Monday, July 22, 2013

Disney Research Blasts You With Air Vortices for Gaming Fun

Manufacturers far and wide have long dreamed about providing increased sensory feedback for one's PC sessions – mostly movies and gaming.

We've seen devices that try to emulate the smells of locations you're slogging through (perhaps the worst idea ever for games like Prison Architect, but we digress). We've seen devices that basically try to automate house fans to provide the illusion of breeze, noise, and rumbling depending on your environment (perhaps the worst idea ever for games like Dirt 2, depending on how much of a lead foot you happen to be). And, of course, there's lighting: If you'll allow this writer to get personal for a moment, I'm currently running a pair of lights that automatically project a pleasing, matching background wash to match whatever happens to be on my screen.

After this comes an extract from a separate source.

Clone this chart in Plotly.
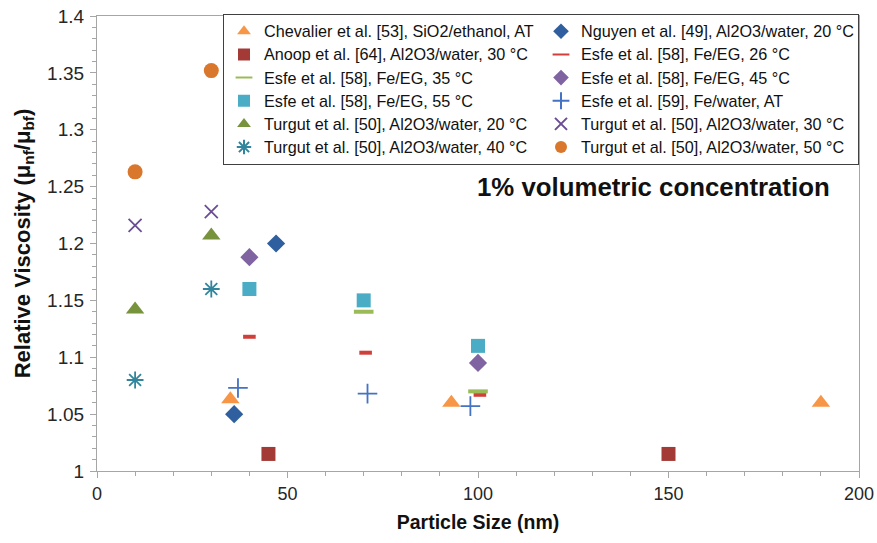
import plotly.graph_objects as go

# ---- data ----
names = [
    "Chevalier et al. [53], SiO2/ethanol, AT",
    "Nguyen et al. [49], Al2O3/water, 20 °C",
    "Anoop et al. [64], Al2O3/water, 30 °C",
    "Esfe et al. [58], Fe/EG, 26 °C",
    "Esfe et al. [58], Fe/EG, 35 °C",
    "Esfe et al. [58], Fe/EG, 45 °C",
    "Esfe et al. [58], Fe/EG, 55 °C",
    "Esfe et al. [59], Fe/water, AT",
    "Turgut et al. [50], Al2O3/water, 20 °C",
    "Turgut et al. [50], Al2O3/water, 30 °C",
    "Turgut et al. [50], Al2O3/water, 40 °C",
    "Turgut et al. [50], Al2O3/water, 50 °C",
]
chevalier_x = [35, 93, 190]
chevalier_y = [1.063, 1.060, 1.060]
nguyen_x = [36, 47]
nguyen_y = [1.050, 1.200]
anoop_x = [45, 150]
anoop_y = [1.015, 1.015]
esfe26_x = [40, 70.5, 100.5]
esfe26_y = [1.118, 1.104, 1.067]
esfe35_x = [70, 100]
esfe35_y = [1.140, 1.070]
esfe45_x = [40, 100]
esfe45_y = [1.188, 1.095]
esfe55_x = [40, 70, 100]
esfe55_y = [1.160, 1.150, 1.110]
esfe59_x = [37, 71, 98]
esfe59_y = [1.073, 1.068, 1.057]
turgut20_x = [10, 30]
turgut20_y = [1.142, 1.207]
turgut30_x = [10, 30]
turgut30_y = [1.216, 1.228]
turgut40_x = [10, 30]
turgut40_y = [1.080, 1.160]
turgut50_x = [10, 30]
turgut50_y = [1.263, 1.352]

xs = [chevalier_x, nguyen_x, anoop_x, esfe26_x, esfe35_x, esfe45_x, esfe55_x,
      esfe59_x, turgut20_x, turgut30_x, turgut40_x, turgut50_x]
ys = [chevalier_y, nguyen_y, anoop_y, esfe26_y, esfe35_y, esfe45_y, esfe55_y,
      esfe59_y, turgut20_y, turgut30_y, turgut40_y, turgut50_y]

styles = [
    dict(symbol="triangle-up", size=16, color="#F79646"),
    dict(symbol="diamond", size=14, color="#2F5F9E"),
    dict(symbol="square", size=14, color="#A33A36"),
    dict(symbol="line-ew", size=9, color="#D0403B", line=dict(width=4, color="#D0403B")),
    dict(symbol="line-ew", size=14, color="#9BBB59", line=dict(width=4, color="#9BBB59")),
    dict(symbol="diamond", size=14, color="#8064A2"),
    dict(symbol="square", size=14, color="#4BACC6"),
    dict(symbol="cross-thin", size=14, color="#4472C4", line=dict(width=1.8, color="#4472C4")),
    dict(symbol="triangle-up", size=16, color="#77933C"),
    dict(symbol="x-thin", size=13, color="#6B4D94", line=dict(width=1.8, color="#6B4D94")),
    dict(symbol="asterisk", size=14, color="#31859C", line=dict(width=1.8, color="#31859C")),
    dict(symbol="circle", size=15, color="#D9782D"),
]

FONT = "Liberation Sans, Arial"

fig = go.Figure()
for name, x, y, st in zip(names, xs, ys, styles):
    marker = dict(symbol=st["symbol"], size=st["size"], color=st["color"])
    if "line" in st:
        marker["line"] = st["line"]
    else:
        marker["line"] = dict(width=0)
    fig.add_trace(go.Scatter(
        x=x, y=y, mode="markers",
        name='<span style="font-size:16.2px">' + name + "</span>",
        marker=marker,
    ))

axis_common = dict(
    showline=True, linecolor="#A6A6A6", linewidth=1.3, mirror=True,
    showgrid=False, zeroline=False, ticks="outside", ticklen=6, tickcolor="#A6A6A6",
    automargin=False, ticklabeloverflow="allow",
)

fig.update_xaxes(
    range=[0, 200], dtick=50, tick0=0,
    tickfont=dict(family=FONT, size=18, color="#262626"),
    minor=dict(dtick=10, ticks="outside", ticklen=4, tickcolor="#A6A6A6"),
    title=dict(text="<b>Particle Size (nm)</b>",
               font=dict(family=FONT, size=19.5, color="#111"), standoff=12),
    **axis_common,
)
fig.update_yaxes(
    range=[1, 1.4], dtick=0.05, tick0=1,
    ticklabelstandoff=2,
    tickfont=dict(family=FONT, size=19, color="#262626"),
    minor=dict(dtick=0.01, ticks="outside", ticklen=4, tickcolor="#A6A6A6"),
    title=dict(text="<b>Relative Viscosity (μ<sub>nf</sub>/μ<sub>bf</sub>)</b>",
               font=dict(family=FONT, size=22, color="#111"), standoff=10),
    **axis_common,
)

fig.add_annotation(
    x=146, y=1.25, xref="x", yref="y", showarrow=False,
    text="<b>1% volumetric concentration</b>",
    font=dict(family=FONT, size=25.8, color="#111"),
)

fig.update_layout(
    width=877, height=543,
    margin=dict(l=97, r=18, t=16, b=72, autoexpand=False),
    plot_bgcolor="white", paper_bgcolor="white",
    showlegend=True,
    legend=dict(
        orientation="h", x=1.0, xanchor="right", y=1.005, yanchor="top",
        entrywidth=272, itemwidth=30, itemsizing="constant",
        bgcolor="white", bordercolor="#404040", borderwidth=1,
        font=dict(family=FONT, size=15.5, color="#111"),
    ),
)

fig.write_html(
    "out.html",
    config={"displayModeBar": False},
    post_script="document.body.style.margin='0px';",
)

Disney, it seems, wants to one-up all of these attempts at increasing one's immersion in a digital environment.

According to Co.Design writer Mark Williams, Disney Research is currently working on a project called "Aireal" – go ahead and get all The Little Mermaid jokes out of your system now – that's designed to allow gamers and viewers to feel objects and textures in mid-air. A device that looks like a "cigar-smoking Microsoft Kinect," as Williams describes it, puffs out tiny vortices of air at players, which helps to simulate the effects of pushing a button in mid-air or, to use Disney's example, touching a virtual butterfly that's flapping around on one's arm.

"The hardest challenge there is to make these air rings consistently," said Disney Research's Ivan Poupyrev in an interview with Williams. "There's a very narrow range of parameters at which they're stable. Push them too hard, they collapse early. Not hard enough, they won't fly. Once you find the balance, though, it always works. It's the laws of physics. And it's inexpensive--just five speakers and a box."

Multiple Aireal devices can be combined to increase the potential simulated effect – like a flock of seagulls flapping their wings around one's head, to use another example. Users don't have to wear or interact with any special device in order for Aireal to work and, according to the device's SIGGRAPH description, Aireal is both "scalable and inexpensive."

Two setbacks identified with the device thus far include the sound it makes when the air puffs out — which might be addressable (which is to say, muted) in future iterations of the device. Additionally, there's a wee bit of a delay between one's movement and the device's tracking.

Perhaps the biggest issue for gamers, however, is the device's future: There's no suggestion as to when or if Disney's Aireal technology could hit the market, as much as one might love the idea of an air blaster attachment for one's PlayStation Eye or Microsoft Kinect.